- [Work to do] From the entries that follow, reproduce exactly and only the lines from the line with "Output the Python" to the line with "from plotly.colors import sample_colorscale", endpoints included.

┌─ Given data

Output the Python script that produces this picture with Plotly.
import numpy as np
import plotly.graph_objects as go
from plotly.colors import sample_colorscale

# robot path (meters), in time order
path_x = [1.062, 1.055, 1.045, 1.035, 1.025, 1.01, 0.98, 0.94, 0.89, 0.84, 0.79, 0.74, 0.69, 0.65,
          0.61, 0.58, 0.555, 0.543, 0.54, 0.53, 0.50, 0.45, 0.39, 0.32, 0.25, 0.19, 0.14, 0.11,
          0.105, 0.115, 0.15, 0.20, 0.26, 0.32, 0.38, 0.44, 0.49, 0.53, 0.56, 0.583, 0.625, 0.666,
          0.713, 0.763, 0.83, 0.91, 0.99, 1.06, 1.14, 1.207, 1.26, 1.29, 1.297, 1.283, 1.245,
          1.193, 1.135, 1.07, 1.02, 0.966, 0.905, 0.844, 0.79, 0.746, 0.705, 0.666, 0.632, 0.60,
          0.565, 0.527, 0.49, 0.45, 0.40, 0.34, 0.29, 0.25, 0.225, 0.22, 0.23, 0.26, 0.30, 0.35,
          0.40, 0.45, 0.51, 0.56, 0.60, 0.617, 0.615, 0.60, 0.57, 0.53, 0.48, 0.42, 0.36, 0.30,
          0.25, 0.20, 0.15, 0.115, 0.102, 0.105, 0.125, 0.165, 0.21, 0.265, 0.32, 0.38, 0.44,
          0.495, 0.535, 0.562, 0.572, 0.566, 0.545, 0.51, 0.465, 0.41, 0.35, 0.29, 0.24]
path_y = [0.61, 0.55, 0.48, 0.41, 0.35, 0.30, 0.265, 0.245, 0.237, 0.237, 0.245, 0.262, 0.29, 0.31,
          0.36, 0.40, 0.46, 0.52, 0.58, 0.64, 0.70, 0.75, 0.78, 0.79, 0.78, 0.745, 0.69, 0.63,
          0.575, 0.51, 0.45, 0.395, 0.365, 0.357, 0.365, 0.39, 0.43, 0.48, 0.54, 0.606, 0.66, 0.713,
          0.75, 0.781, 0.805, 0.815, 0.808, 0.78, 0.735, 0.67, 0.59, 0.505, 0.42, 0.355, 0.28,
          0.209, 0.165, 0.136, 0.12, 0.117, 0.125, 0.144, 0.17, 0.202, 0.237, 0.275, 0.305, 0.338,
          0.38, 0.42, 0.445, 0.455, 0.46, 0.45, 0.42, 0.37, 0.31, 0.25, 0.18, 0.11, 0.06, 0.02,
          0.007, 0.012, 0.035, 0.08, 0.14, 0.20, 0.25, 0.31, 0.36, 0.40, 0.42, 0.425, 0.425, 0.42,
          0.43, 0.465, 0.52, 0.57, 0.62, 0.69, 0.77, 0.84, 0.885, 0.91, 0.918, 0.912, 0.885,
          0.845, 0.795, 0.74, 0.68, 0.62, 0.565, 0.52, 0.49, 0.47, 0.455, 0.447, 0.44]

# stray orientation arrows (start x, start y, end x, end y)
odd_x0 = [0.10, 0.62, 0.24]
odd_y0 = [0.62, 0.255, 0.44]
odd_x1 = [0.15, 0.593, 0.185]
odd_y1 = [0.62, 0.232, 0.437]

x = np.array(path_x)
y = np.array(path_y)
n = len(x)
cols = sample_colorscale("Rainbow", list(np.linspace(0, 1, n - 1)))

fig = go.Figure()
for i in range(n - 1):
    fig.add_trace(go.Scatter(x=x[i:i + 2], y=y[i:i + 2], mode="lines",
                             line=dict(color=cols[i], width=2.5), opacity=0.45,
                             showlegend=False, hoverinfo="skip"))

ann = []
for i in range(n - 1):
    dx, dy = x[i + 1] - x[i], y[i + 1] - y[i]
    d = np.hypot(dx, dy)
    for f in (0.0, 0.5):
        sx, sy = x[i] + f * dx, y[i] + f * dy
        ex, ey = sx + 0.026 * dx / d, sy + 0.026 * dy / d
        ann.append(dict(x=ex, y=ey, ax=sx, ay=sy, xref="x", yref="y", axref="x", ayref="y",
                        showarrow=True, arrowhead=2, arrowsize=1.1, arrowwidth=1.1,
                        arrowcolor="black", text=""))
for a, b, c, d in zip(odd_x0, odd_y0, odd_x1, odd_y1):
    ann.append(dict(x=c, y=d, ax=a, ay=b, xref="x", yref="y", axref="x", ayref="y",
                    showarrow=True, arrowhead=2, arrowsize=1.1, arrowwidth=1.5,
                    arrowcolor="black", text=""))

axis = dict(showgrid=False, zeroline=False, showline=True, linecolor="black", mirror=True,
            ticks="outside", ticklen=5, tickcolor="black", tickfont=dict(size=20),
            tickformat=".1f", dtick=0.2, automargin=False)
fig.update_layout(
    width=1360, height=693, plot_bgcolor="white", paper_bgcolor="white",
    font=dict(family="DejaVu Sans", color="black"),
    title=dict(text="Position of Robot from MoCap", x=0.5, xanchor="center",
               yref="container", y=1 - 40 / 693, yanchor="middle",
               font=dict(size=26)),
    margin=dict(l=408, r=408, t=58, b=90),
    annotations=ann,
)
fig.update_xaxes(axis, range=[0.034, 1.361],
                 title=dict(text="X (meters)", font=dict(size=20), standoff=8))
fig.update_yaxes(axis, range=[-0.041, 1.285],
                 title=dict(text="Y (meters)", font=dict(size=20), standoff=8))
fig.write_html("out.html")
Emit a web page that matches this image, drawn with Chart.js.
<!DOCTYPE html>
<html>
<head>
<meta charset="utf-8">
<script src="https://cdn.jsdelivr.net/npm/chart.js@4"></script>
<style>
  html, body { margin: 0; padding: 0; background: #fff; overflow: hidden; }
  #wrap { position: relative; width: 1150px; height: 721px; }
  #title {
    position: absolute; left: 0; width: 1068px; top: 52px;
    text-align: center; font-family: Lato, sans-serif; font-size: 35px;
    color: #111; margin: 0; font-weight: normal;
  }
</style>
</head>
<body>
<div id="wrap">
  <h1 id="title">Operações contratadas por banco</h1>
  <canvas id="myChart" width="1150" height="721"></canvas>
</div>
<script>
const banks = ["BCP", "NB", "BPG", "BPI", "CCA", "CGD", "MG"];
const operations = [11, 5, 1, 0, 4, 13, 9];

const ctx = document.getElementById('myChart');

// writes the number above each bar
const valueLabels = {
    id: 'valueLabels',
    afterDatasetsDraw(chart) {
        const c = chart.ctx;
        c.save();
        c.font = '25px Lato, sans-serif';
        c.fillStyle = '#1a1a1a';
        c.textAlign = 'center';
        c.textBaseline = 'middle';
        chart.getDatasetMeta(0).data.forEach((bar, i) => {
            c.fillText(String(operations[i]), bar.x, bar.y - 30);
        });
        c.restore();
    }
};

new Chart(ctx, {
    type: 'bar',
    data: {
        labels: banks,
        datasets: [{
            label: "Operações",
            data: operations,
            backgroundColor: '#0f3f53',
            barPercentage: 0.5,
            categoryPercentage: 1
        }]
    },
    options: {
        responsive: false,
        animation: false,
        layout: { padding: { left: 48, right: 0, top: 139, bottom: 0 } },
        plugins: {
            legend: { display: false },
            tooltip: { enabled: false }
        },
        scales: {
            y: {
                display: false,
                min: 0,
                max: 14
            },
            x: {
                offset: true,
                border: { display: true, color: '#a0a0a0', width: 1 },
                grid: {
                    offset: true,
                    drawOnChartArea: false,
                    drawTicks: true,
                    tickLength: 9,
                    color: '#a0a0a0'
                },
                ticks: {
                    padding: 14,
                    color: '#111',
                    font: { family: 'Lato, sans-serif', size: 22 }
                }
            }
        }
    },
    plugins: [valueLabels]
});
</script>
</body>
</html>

└─
┌─ Given data

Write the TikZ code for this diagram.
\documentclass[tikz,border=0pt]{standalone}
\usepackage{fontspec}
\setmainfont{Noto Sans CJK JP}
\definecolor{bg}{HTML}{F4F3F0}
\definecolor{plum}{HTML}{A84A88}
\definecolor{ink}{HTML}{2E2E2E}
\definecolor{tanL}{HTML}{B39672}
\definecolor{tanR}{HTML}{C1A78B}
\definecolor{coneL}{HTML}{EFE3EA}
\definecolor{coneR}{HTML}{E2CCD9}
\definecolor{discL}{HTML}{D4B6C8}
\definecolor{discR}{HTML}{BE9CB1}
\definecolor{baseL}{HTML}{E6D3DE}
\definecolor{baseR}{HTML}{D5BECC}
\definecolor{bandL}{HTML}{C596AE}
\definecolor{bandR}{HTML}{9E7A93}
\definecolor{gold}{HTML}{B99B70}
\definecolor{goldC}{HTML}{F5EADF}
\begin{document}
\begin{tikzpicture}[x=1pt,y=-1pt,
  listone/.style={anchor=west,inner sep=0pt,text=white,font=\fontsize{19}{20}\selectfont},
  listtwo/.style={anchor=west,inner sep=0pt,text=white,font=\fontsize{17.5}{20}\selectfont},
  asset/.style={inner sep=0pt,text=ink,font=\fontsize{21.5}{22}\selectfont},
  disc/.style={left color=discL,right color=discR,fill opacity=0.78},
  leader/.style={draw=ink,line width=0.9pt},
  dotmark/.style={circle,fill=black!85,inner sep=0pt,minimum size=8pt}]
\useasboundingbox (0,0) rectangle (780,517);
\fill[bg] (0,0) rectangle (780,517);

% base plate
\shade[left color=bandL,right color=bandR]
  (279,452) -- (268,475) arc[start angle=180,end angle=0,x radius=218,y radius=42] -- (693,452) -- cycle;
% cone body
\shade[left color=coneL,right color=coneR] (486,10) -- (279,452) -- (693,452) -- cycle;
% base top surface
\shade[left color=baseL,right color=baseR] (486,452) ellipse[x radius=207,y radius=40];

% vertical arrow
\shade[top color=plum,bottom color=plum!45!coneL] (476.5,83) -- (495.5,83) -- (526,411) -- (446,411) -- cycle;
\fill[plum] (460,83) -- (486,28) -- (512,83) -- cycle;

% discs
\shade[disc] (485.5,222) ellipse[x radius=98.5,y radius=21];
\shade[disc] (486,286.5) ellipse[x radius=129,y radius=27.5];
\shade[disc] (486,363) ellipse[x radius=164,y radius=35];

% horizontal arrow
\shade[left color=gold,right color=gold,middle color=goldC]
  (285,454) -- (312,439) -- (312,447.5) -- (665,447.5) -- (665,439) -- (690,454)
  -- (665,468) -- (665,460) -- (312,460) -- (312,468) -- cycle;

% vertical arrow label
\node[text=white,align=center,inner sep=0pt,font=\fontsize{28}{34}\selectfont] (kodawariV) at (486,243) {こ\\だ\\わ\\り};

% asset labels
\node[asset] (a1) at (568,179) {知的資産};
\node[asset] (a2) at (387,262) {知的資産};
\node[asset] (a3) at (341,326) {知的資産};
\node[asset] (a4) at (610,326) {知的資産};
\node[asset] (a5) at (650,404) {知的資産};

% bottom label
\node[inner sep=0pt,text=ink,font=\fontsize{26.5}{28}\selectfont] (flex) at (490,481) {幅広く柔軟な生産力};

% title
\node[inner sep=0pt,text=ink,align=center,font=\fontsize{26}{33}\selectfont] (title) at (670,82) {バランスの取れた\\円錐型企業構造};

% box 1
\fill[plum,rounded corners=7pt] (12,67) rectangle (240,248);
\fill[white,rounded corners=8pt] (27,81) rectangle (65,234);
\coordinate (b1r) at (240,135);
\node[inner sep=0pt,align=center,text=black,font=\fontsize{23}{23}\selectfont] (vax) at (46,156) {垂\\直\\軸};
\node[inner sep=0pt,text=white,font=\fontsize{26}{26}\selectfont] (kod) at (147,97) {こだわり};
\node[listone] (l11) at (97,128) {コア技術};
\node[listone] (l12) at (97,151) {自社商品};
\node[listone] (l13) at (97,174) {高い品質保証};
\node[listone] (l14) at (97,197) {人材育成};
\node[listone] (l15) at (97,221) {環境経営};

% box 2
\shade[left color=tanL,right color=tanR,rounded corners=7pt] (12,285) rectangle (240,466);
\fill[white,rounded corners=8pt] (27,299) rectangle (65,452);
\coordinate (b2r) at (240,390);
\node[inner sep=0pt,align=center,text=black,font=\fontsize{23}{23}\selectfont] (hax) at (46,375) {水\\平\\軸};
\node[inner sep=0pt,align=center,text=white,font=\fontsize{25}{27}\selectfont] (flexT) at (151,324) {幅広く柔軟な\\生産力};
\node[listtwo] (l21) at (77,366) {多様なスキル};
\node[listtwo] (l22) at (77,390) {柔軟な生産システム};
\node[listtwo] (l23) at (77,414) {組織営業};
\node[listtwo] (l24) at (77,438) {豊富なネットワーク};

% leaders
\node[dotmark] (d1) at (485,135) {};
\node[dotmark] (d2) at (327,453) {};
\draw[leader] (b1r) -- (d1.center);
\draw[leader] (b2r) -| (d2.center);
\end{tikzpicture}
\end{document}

└─
┌─ Given data

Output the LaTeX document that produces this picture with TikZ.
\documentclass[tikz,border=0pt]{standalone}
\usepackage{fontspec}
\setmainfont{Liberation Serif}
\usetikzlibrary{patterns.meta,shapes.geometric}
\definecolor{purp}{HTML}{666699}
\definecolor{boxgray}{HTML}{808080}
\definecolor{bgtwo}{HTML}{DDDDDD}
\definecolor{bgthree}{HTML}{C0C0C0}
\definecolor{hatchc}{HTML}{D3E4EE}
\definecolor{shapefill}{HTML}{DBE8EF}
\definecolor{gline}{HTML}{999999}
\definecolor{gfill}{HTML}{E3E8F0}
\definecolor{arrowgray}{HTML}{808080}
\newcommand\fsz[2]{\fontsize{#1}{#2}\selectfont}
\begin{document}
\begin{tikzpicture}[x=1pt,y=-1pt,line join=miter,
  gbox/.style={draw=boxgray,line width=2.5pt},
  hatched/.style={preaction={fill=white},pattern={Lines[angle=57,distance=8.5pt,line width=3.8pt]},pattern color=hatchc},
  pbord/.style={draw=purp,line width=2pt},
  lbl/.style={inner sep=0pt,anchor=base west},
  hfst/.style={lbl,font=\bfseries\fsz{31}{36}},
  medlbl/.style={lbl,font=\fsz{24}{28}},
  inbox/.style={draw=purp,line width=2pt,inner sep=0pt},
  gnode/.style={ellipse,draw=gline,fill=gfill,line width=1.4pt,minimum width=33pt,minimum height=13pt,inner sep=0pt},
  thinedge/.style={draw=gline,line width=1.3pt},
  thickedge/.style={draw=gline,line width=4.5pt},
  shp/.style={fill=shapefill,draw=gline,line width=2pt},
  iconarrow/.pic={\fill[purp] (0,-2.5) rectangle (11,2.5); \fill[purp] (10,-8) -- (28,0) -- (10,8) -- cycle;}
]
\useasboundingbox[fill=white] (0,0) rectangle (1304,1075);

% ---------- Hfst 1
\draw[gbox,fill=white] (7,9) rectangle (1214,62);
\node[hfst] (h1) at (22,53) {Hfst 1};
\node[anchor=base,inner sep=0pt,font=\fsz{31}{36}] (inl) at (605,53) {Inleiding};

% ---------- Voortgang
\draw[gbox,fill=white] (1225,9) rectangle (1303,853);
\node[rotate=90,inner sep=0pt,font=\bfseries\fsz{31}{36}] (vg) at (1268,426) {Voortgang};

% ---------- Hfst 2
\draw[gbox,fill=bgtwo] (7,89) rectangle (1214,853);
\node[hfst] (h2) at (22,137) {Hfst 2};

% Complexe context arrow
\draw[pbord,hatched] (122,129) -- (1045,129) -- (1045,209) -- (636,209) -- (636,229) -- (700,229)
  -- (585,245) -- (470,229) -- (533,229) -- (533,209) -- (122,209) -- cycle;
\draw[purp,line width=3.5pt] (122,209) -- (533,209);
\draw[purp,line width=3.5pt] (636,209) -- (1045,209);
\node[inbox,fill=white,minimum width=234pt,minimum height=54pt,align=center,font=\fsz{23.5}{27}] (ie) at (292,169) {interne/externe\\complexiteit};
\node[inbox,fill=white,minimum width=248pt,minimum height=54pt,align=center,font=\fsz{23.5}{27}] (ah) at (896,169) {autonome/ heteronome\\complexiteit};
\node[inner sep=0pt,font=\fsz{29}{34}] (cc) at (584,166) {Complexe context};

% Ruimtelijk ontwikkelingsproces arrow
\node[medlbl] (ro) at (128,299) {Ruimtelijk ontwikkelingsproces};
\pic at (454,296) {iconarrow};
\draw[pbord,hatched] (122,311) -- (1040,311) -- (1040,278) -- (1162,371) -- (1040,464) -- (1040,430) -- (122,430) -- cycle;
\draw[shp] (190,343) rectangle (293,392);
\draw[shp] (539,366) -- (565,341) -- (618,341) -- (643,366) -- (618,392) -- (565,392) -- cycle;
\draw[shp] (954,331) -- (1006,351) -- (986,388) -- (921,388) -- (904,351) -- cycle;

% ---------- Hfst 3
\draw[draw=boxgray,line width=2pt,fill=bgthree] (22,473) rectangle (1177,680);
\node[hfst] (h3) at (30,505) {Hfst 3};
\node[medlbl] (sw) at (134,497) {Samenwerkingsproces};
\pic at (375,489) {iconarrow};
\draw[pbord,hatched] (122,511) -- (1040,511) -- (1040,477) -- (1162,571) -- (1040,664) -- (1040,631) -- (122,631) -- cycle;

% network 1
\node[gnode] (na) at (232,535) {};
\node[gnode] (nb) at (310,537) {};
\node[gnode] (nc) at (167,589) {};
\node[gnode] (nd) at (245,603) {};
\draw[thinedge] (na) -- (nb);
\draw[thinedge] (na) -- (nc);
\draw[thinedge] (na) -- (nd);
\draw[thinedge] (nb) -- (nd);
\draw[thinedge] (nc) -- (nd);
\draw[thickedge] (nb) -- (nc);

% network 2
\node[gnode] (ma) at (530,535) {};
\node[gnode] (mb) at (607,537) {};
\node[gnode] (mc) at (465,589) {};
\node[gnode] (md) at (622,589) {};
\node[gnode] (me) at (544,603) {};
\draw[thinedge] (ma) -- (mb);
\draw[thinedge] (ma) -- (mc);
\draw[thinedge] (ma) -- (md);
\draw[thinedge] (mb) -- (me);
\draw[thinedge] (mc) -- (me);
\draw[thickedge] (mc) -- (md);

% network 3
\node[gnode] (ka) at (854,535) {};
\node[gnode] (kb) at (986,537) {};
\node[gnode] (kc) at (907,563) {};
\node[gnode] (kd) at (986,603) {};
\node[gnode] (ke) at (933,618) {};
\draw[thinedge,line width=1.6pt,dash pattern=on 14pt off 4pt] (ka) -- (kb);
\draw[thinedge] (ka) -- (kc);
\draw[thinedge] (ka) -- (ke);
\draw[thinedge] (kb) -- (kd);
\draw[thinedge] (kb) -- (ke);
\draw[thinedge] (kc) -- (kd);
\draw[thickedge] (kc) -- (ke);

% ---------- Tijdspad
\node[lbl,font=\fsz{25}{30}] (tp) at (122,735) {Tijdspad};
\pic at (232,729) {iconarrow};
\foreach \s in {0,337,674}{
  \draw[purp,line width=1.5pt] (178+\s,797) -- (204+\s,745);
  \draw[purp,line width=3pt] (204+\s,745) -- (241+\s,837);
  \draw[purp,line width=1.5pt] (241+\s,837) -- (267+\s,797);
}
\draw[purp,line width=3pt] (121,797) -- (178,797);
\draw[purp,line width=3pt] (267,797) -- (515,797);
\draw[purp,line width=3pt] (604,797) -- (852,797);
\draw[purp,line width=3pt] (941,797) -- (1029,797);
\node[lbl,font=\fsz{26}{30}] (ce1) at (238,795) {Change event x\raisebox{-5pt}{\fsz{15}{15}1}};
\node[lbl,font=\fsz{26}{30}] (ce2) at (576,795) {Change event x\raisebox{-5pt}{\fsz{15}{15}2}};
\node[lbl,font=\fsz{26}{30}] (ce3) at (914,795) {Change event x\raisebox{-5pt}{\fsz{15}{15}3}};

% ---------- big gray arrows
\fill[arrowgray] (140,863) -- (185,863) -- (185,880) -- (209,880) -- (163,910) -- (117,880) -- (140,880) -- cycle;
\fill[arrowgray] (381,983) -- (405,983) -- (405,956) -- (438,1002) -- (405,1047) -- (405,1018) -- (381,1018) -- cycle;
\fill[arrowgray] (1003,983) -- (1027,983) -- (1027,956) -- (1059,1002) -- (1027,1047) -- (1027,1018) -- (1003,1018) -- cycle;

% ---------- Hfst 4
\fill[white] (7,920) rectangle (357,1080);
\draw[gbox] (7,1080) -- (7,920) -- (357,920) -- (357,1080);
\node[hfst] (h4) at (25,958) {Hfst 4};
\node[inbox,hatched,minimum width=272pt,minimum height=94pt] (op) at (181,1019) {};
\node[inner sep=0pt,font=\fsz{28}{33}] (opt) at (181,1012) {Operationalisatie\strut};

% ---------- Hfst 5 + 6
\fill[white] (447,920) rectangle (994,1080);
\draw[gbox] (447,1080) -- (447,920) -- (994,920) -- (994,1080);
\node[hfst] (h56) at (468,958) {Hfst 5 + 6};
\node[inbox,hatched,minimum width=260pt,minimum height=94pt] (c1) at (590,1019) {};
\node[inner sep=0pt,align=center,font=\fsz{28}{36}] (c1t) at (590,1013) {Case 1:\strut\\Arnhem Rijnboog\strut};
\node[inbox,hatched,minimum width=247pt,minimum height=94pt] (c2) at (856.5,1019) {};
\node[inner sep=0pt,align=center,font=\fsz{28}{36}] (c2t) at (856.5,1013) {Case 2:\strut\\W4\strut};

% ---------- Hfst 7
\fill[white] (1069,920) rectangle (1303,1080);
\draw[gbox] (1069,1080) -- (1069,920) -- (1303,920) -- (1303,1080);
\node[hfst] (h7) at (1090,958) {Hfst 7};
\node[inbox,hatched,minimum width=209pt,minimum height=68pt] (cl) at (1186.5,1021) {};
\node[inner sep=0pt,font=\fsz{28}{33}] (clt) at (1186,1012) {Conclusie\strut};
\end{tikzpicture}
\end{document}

└─

- [Response to this task]
Output the Python script that produces this picture with Plotly.
import numpy as np
import plotly.graph_objects as go
from plotly.colors import sample_colorscale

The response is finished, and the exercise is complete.